▶ [The problem]
For this exercise, repeat all of the material verbatim apart from its images.
# # # # # # #
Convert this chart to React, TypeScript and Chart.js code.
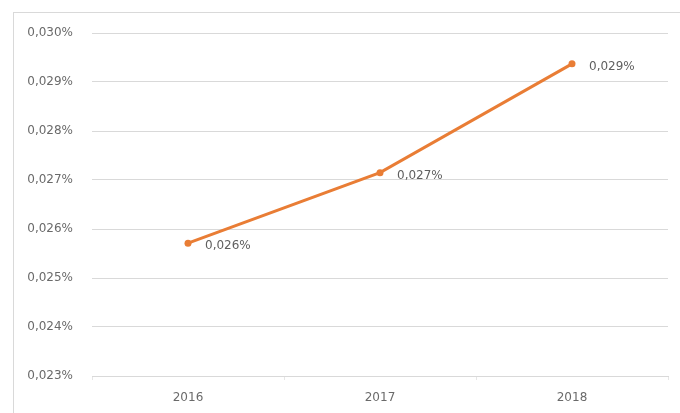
import React, { useEffect, useRef } from "react";
import { Chart, registerables } from "chart.js";

Chart.register(...registerables);

const categories = ["2016", "2017", "2018"];
const values = [0.02571, 0.02715, 0.02937];
const yMin = 0.023;
const yMax = 0.03;
const yStep = 0.001;

const fmt = (v: number) => v.toFixed(3).replace(".", ",") + "%";

const framePlugin = {
  id: "frame",
  beforeDraw(chart: any) {
    const ctx = chart.ctx;
    ctx.save();
    ctx.fillStyle = "#ffffff";
    ctx.fillRect(0, 0, chart.width, chart.height);
    ctx.strokeStyle = "#d9d9d9";
    ctx.lineWidth = 1;
    ctx.strokeRect(13.5, 12.5, chart.width + 10, chart.height + 10);
    ctx.restore();
  },
};

const labelPlugin = {
  id: "dataLabels",
  afterDatasetsDraw(chart: any) {
    const ctx = chart.ctx;
    const meta = chart.getDatasetMeta(0);
    ctx.save();
    ctx.font = "12px 'DejaVu Sans'";
    ctx.fillStyle = "#5f5f5f";
    ctx.textAlign = "left";
    ctx.textBaseline = "middle";
    meta.data.forEach((pt: any, i: number) => {
      ctx.fillText(fmt(values[i]), pt.x + 17, pt.y + 3);
    });
    ctx.restore();
  },
};

export default function App() {
  const ref = useRef<HTMLCanvasElement>(null);
  useEffect(() => {
    document.body.style.margin = "0";
    const chart = new Chart(ref.current!, {
      type: "line",
      data: {
        labels: categories,
        datasets: [
          {
            data: values,
            borderColor: "#E97D35",
            backgroundColor: "#E97D35",
            borderWidth: 3,
            pointRadius: 3.5,
            pointBorderWidth: 0,
            tension: 0,
          },
        ],
      },
      options: {
        animation: false,
        responsive: false,
        layout: { padding: { left: 14, top: 33, right: 12, bottom: 0 } },
        plugins: { legend: { display: false }, tooltip: { enabled: false } },
        scales: {
          x: {
            offset: true,
            grid: {
              offset: true,
              drawOnChartArea: false,
              drawTicks: true,
              tickLength: 4,
              color: "#e6e6e6",
            },
            border: { display: true, color: "#d9d9d9" },
            ticks: {
              padding: 11,
              color: "#6a6a6a",
              font: { family: "'DejaVu Sans'", size: 12 },
            },
            afterFit(scale: any) {
              scale.height = 37;
            },
          },
          y: {
            min: yMin,
            max: yMax,
            grid: { color: "#d9d9d9", drawTicks: false },
            border: { display: false },
            ticks: {
              stepSize: yStep,
              padding: 19,
              color: "#6a6a6a",
              font: { family: "'DejaVu Sans'", size: 12 },
              callback: (v: any) => fmt(Number(v)),
            },
            afterFit(scale: any) {
              scale.width = 78;
            },
          },
        },
      },
      plugins: [framePlugin, labelPlugin],
    });
    return () => chart.destroy();
  }, []);
  return <canvas ref={ref} width={680} height={413} style={{ display: "block" }} />;
}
# # # # # # #
▶ [Exercise result]
Convert this chart to React, TypeScript and Chart.js code.
import React, { useEffect, useRef } from "react";
import { Chart, registerables } from "chart.js";

Chart.register(...registerables);

const categories = ["2016", "2017", "2018"];
const values = [0.02571, 0.02715, 0.02937];
const yMin = 0.023;
const yMax = 0.03;
const yStep = 0.001;

const fmt = (v: number) => v.toFixed(3).replace(".", ",") + "%";

const framePlugin = {
  id: "frame",
  beforeDraw(chart: any) {
    const ctx = chart.ctx;
    ctx.save();
    ctx.fillStyle = "#ffffff";
    ctx.fillRect(0, 0, chart.width, chart.height);
    ctx.strokeStyle = "#d9d9d9";
    ctx.lineWidth = 1;
    ctx.strokeRect(13.5, 12.5, chart.width + 10, chart.height + 10);
    ctx.restore();
  },
};

const labelPlugin = {
  id: "dataLabels",
  afterDatasetsDraw(chart: any) {
    const ctx = chart.ctx;
    const meta = chart.getDatasetMeta(0);
    ctx.save();
    ctx.font = "12px 'DejaVu Sans'";
    ctx.fillStyle = "#5f5f5f";
    ctx.textAlign = "left";
    ctx.textBaseline = "middle";
    meta.data.forEach((pt: any, i: number) => {
      ctx.fillText(fmt(values[i]), pt.x + 17, pt.y + 3);
    });
    ctx.restore();
  },
};

export default function App() {
  const ref = useRef<HTMLCanvasElement>(null);
  useEffect(() => {
    document.body.style.margin = "0";
    const chart = new Chart(ref.current!, {
      type: "line",
      data: {
        labels: categories,
        datasets: [
          {
            data: values,
            borderColor: "#E97D35",
            backgroundColor: "#E97D35",
            borderWidth: 3,
            pointRadius: 3.5,
            pointBorderWidth: 0,
            tension: 0,
          },
        ],
      },
      options: {
        animation: false,
        responsive: false,
        layout: { padding: { left: 14, top: 33, right: 12, bottom: 0 } },
        plugins: { legend: { display: false }, tooltip: { enabled: false } },
        scales: {
          x: {
            offset: true,
            grid: {
              offset: true,
              drawOnChartArea: false,
              drawTicks: true,
              tickLength: 4,
              color: "#e6e6e6",
            },
            border: { display: true, color: "#d9d9d9" },
            ticks: {
              padding: 11,
              color: "#6a6a6a",
              font: { family: "'DejaVu Sans'", size: 12 },
            },
            afterFit(scale: any) {
              scale.height = 37;
            },
          },
          y: {
            min: yMin,
            max: yMax,
            grid: { color: "#d9d9d9", drawTicks: false },
            border: { display: false },
            ticks: {
              stepSize: yStep,
              padding: 19,
              color: "#6a6a6a",
              font: { family: "'DejaVu Sans'", size: 12 },
              callback: (v: any) => fmt(Number(v)),
            },
            afterFit(scale: any) {
              scale.width = 78;
            },
          },
        },
      },
      plugins: [framePlugin, labelPlugin],
    });
    return () => chart.destroy();
  }, []);
  return <canvas ref={ref} width={680} height={413} style={{ display: "block" }} />;
}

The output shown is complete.